Apart from pleasure, which the Greeks regarded as a sensation, a work of art may also elicit various emotions. Aristotle affirmed that the emotions proper to tragedy were pity and fear and he presumably supposed that others were suitable to other genres. Aristotle seems to have meant that these emotions are a response to the entire work, that is, the plot or story as a whole, and not to individual events or moments in the action.
The Sublime and the Beautiful
There are still other ways to respond to art. One is awe, the feeling elicited upon an encounter with the sublime or “lofty” to use the Greek term (hupsos) adopted by Longinus in his essay that is conventionally translated as On the Sublime. Longinus writes that “what is extraordinary draws listeners not to persuasion but rather to ecstasy [ek
stasis]” and he affirms that what is marvelous (thaumasion) and accompanied by shock (ekplêxis) overwhelms all else.
In modern romanticism, the sublime came to replace beauty as the primary feature of art due in large measure to the influence of Edmund Burke and Immanuel Kant; beauty was too insipid a quality for the grand vision of artistic genius that took hold in the nineteenth century. Insofar as Longinus himself speaks of beauty, it is as a feature of style that can have good effects or ill; it is associated with figures of speech and the choice of appropriate words which can contribute when properly deployed to the effectiveness of the whole work.
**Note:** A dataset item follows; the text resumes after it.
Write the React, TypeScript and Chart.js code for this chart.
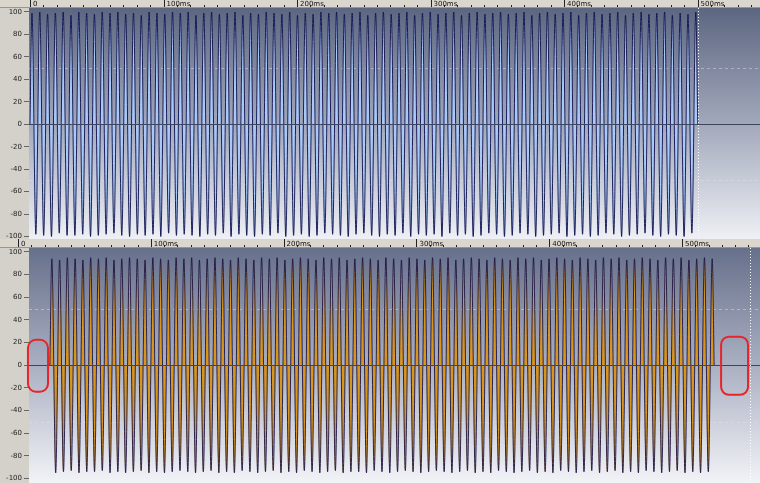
import React, { useEffect, useRef } from 'react';
import { Chart, registerables } from 'chart.js';

Chart.register(...registerables);

// ---- data ----
const HALF_PERIOD_MS = 2.925;
const topStartMs = 0;
const bottomStartMs = 24;

// signed peak value of each half-cycle
const topPeaks = [
  99, -98, 100, -99, 98, -100, 99, -97, 100, -99, 97, -99, 100, -98, 99, -100, 98, -99, 100, -98,
  99, -97, 100, -99, 98, -100, 99, -98, 97, -99, 100, -98, 99, -100, 98, -97, 100, -99, 99, -98,
  100, -99, 97, -100, 99, -98, 100, -99, 98, -97, 99, -100, 100, -98, 97, -99, 99, -100, 98, -98,
  100, -99, 99, -97, 98, -100, 100, -99, 97, -98, 99, -100, 98, -99, 100, -97, 99, -98, 100, -99,
  98, -100, 99, -98, 100, -97, 97, -99, 99, -100, 100, -98, 98, -99, 99, -97, 100, -100, 97, -98,
  99, -99, 100, -98, 98, -100, 99, -97, 100, -99, 97, -98, 99, -100, 100, -99, 98, -97, 99, -98,
  100, -100, 98, -99, 99, -97, 100, -98, 97, -100, 99, -99, 100, -98, 98, -97, 99, -100, 100, -99,
  97, -98, 99, -100, 100, -99, 98, -97, 99, -98, 100, -100, 97, -99, 99, -98, 100, -97, 98, -99,
  99, -100, 100, -98, 97, -99, 99, -100, 98, -97, 100,
];

const bottomPeaks = [
  94, -95, 93, -94, 95, -93, 94, -95, 93, -94, 95, -94, 94, -93, 95, -95, 93, -94, 94, -95,
  95, -94, 94, -93, 93, -95, 95, -94, 94, -95, 93, -94, 95, -93, 94, -94, 95, -95, 93, -94,
  94, -93, 95, -95, 94, -94, 93, -95, 95, -93, 94, -94, 93, -95, 95, -94, 94, -93, 95, -95,
  93, -94, 94, -95, 95, -93, 94, -94, 93, -95, 95, -94, 94, -93, 95, -95, 93, -94, 94, -94,
  95, -95, 94, -93, 93, -94, 95, -95, 94, -94, 93, -93, 95, -94, 94, -95, 93, -94, 95, -93,
  94, -94, 95, -95, 93, -94, 94, -93, 95, -95, 94, -94, 93, -95, 95, -93, 94, -94, 93, -95,
  95, -94, 94, -93, 95, -95, 93, -94, 94, -95, 95, -93, 94, -94, 93, -95, 95, -94, 94, -93,
  93, -95, 95, -94, 94, -93, 95, -95, 93, -94, 94, -95, 95, -93, 94, -94, 93, -95, 95, -94,
  94, -93, 95, -95, 93, -94, 94, -95, 95, -94, 94,
];

const yTickValues = [100, 80, 60, 40, 20, 0, -20, -40, -60, -80, -100];
const rulerMajorMs = [0, 100, 200, 300, 400, 500];
const rulerLabels = ['0', '100ms', '200ms', '300ms', '400ms', '500ms'];
const guideValues = [50, -50];
const topMarkerMs = 500;
const bottomMarkerMs = 551;
const bottomHighlights = [
  { x0: 7.5, x1: 22.6, y0: 22.5, y1: -23.4 },
  { x0: 529.4, x1: 549.7, y0: 25.2, y1: -26.1 },
];

function buildWave(startMs: number, peaks: number[]) {
  const pts: { x: number; y: number }[] = [{ x: startMs, y: 0 }];
  peaks.forEach((v, i) => pts.push({ x: startMs + HALF_PERIOD_MS * (i + 0.5), y: v }));
  pts.push({ x: startMs + HALF_PERIOD_MS * peaks.length, y: 0 });
  return pts;
}

type PanelProps = {
  top: number;
  height: number;
  rulerH: number;
  wave: { x: number; y: number }[];
  fillColor: string;
  lineColor: string;
  lineWidth: number;
  xMin: number;
  xMax: number;
  yMin: number;
  yMax: number;
  markerMs: number;
  gradient: [string, string, string];
  boxes: { x0: number; x1: number; y0: number; y1: number }[];
};

function Panel(p: PanelProps) {
  const ref = useRef<HTMLCanvasElement | null>(null);
  useEffect(() => {
    const canvas = ref.current!;
    const decor = {
      id: 'decor',
      beforeDraw(chart: any) {
        const { ctx, chartArea: a, width } = chart;
        ctx.save();
        ctx.fillStyle = '#d4d1ca';
        ctx.fillRect(0, 0, width, chart.height);
        ctx.fillStyle = '#dad6ce';
        ctx.fillRect(0, 0, width, p.rulerH);
        ctx.fillStyle = '#9a968e';
        ctx.fillRect(0, p.rulerH - 1, width, 1);
        const g = ctx.createLinearGradient(0, a.top, 0, a.bottom);
        g.addColorStop(0, p.gradient[0]);
        g.addColorStop(0.5, p.gradient[1]);
        g.addColorStop(1, p.gradient[2]);
        ctx.fillStyle = g;
        ctx.fillRect(a.left, a.top, a.right - a.left, a.bottom - a.top);
        const ys = chart.scales.y;
        ctx.strokeStyle = 'rgba(225,228,236,0.45)';
        ctx.lineWidth = 1;
        ctx.setLineDash([3, 3]);
        guideValues.forEach((v) => {
          const y = Math.round(ys.getPixelForValue(v)) + 0.5;
          ctx.beginPath();
          ctx.moveTo(a.left, y);
          ctx.lineTo(a.right, y);
          ctx.stroke();
        });
        ctx.restore();
      },
      afterDatasetsDraw(chart: any) {
        const { ctx, chartArea: a, width } = chart;
        const xs = chart.scales.x;
        const ys = chart.scales.y;
        ctx.save();
        const y0 = Math.round(ys.getPixelForValue(0)) + 0.5;
        ctx.strokeStyle = '#3c4460';
        ctx.lineWidth = 1;
        ctx.beginPath();
        ctx.moveTo(a.left, y0);
        ctx.lineTo(a.right, y0);
        ctx.stroke();
        const mx = Math.round(xs.getPixelForValue(p.markerMs)) + 0.5;
        ctx.strokeStyle = '#ffffff';
        ctx.setLineDash([1, 2]);
        ctx.beginPath();
        ctx.moveTo(mx, a.top);
        ctx.lineTo(mx, a.bottom);
        ctx.stroke();
        ctx.setLineDash([]);
        ctx.strokeStyle = '#222';
        for (let ms = 0; ms <= 560; ms += 10) {
          const x = Math.round(xs.getPixelForValue(ms)) + 0.5;
          if (x < 0 || x > width) continue;
          const major = ms % 100 === 0;
          ctx.beginPath();
          ctx.moveTo(x, major ? 0 : p.rulerH - 3);
          ctx.lineTo(x, p.rulerH - 1);
          ctx.stroke();
        }
        ctx.fillStyle = '#111';
        ctx.font = '7px "DejaVu Sans"';
        ctx.textBaseline = 'alphabetic';
        rulerMajorMs.forEach((ms, i) => {
          const x = xs.getPixelForValue(ms);
          ctx.fillText(rulerLabels[i], x + 3, p.rulerH - 2);
        });
        ctx.strokeStyle = '#e8242a';
        ctx.lineWidth = 2;
        p.boxes.forEach((b) => {
          const x0 = xs.getPixelForValue(b.x0);
          const x1 = xs.getPixelForValue(b.x1);
          const yt = ys.getPixelForValue(b.y0);
          const yb = ys.getPixelForValue(b.y1);
          ctx.beginPath();
          (ctx as any).roundRect(x0, yt, x1 - x0, yb - yt, 8);
          ctx.stroke();
        });
        ctx.restore();
      },
    };
    const chart = new Chart(canvas, {
      type: 'line',
      data: {
        datasets: [
          {
            data: p.wave,
            borderColor: p.lineColor,
            borderWidth: p.lineWidth,
            backgroundColor: p.fillColor,
            fill: 'origin',
            pointRadius: 0,
            cubicInterpolationMode: 'monotone',
          } as any,
        ],
      },
      options: {
        animation: false,
        responsive: false,
        devicePixelRatio: 1,
        events: [],
        layout: { padding: { top: p.rulerH, left: 0, right: 0, bottom: 0 } },
        plugins: { legend: { display: false }, tooltip: { enabled: false } },
        scales: {
          x: { type: 'linear', display: false, min: p.xMin, max: p.xMax },
          y: {
            type: 'linear',
            position: 'left',
            min: p.yMin,
            max: p.yMax,
            afterBuildTicks: (s: any) => {
              s.ticks = yTickValues.map((v) => ({ value: v }));
            },
            afterFit: (s: any) => {
              s.width = 29;
              s.paddingTop = 0;
              s.paddingBottom = 0;
            },
            ticks: {
              autoSkip: false,
              padding: 2,
              color: '#222',
              font: { size: 7, family: 'DejaVu Sans' },
            },
            grid: { drawOnChartArea: false, drawTicks: true, tickLength: 5, color: '#666' },
            border: { display: false },
          } as any,
        },
      },
      plugins: [decor],
    });
    return () => chart.destroy();
  }, []);
  return (
    <canvas
      ref={ref}
      width={760}
      height={p.height}
      style={{ position: 'absolute', left: 0, top: p.top, width: 760, height: p.height, display: 'block' }}
    />
  );
}

export default function App() {
  return (
    <div style={{ position: 'absolute', left: 0, top: 0, width: 760, height: 483, overflow: 'hidden', background: '#d4d1ca' }}>
      <Panel
        top={0}
        height={239}
        rulerH={8}
        wave={buildWave(topStartMs, topPeaks)}
        fillColor="#a9c8f6"
        lineColor="#0c0f4a"
        lineWidth={0.9}
        xMin={-0.75}
        xMax={546.8}
        yMin={-102.2}
        yMax={103.56}
        markerMs={topMarkerMs}
        gradient={['#5d6681', '#a2a8bb', '#eef0f5']}
        boxes={[]}
      />
      <Panel
        top={239}
        height={244}
        rulerH={9}
        wave={buildWave(bottomStartMs, bottomPeaks)}
        fillColor="#d8951c"
        lineColor="#1a1448"
        lineWidth={0.9}
        xMin={8.28}
        xMax={558.7}
        yMin={-103.97}
        yMax={103.53}
        markerMs={bottomMarkerMs}
        gradient={['#67708b', '#aab0c2', '#f2f3f7']}
        boxes={bottomHighlights}
      />
    </div>
  );
}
Beauty, Symmetry, and Harmony
Toward the end of the fifth century B.C., the sculptor Polyclitus published a work called the “Canon” or “Measure” in which he sought to explain the characteristics that rendered a work of art beautiful. Although Polyclitus’ treatise like the original statue is lost, we know from numerous later citations that he emphasized above all symmetry and harmony among the body’s parts as essential to beauty, a view that was dominant among classical thinkers and has remained so right down to today.
Here again we have to ask: do these precise proportions render the artwork beautiful or the human figure that the sculpture represents? Indeed, would Polyclitus even have seen a difference between these two questions or would he have replied: The work is beautiful because its proportions capture those of a beautiful human being?
The Enduring Legacy of Greek Beauty
I have been arguing that the problems and paradoxes associated with beauty, art, and desire in modern aesthetics, including the contemporary rejection of beauty as an artistic ideal, did not arise in classical antiquity or at least did not assume the same form. There was no tension between the beauty of the work of art and that of the object represented because artworks as such were not deemed beautiful. The ancients knew perfectly well the difference between an imitation and the thing imitated, and an awareness of this distinction entered into their interpretations of the pleasure we take in representations as well as their theories concerning our emotional responses to art.
When they looked at a representation of a beautiful figure, they responded to its beauty as they would to that of a live person, much the way we can feel a certain kind of desire at the photographic image of a beautiful man or woman. The stories of exceptional cases, such as the young man who attempted to have intercourse with the statue of Aphrodite, testify not so much to a confusion between art and reality as to the direct appeal of the beautiful body represented and a kind of fantasy encouraged by the cultic role of statues and paintings universally that in some sense the statue was an embodiment of the deity herself.
In conclusion, the classical Greek conception of beauty as intertwined with desire and the representation of the human form offers a rich context to understand the evolution and complexities of beauty in art. This ancient perspective challenges and enriches modern debates, providing a timeless lens through which to explore the enduring allure and profound impact of beauty in our lives.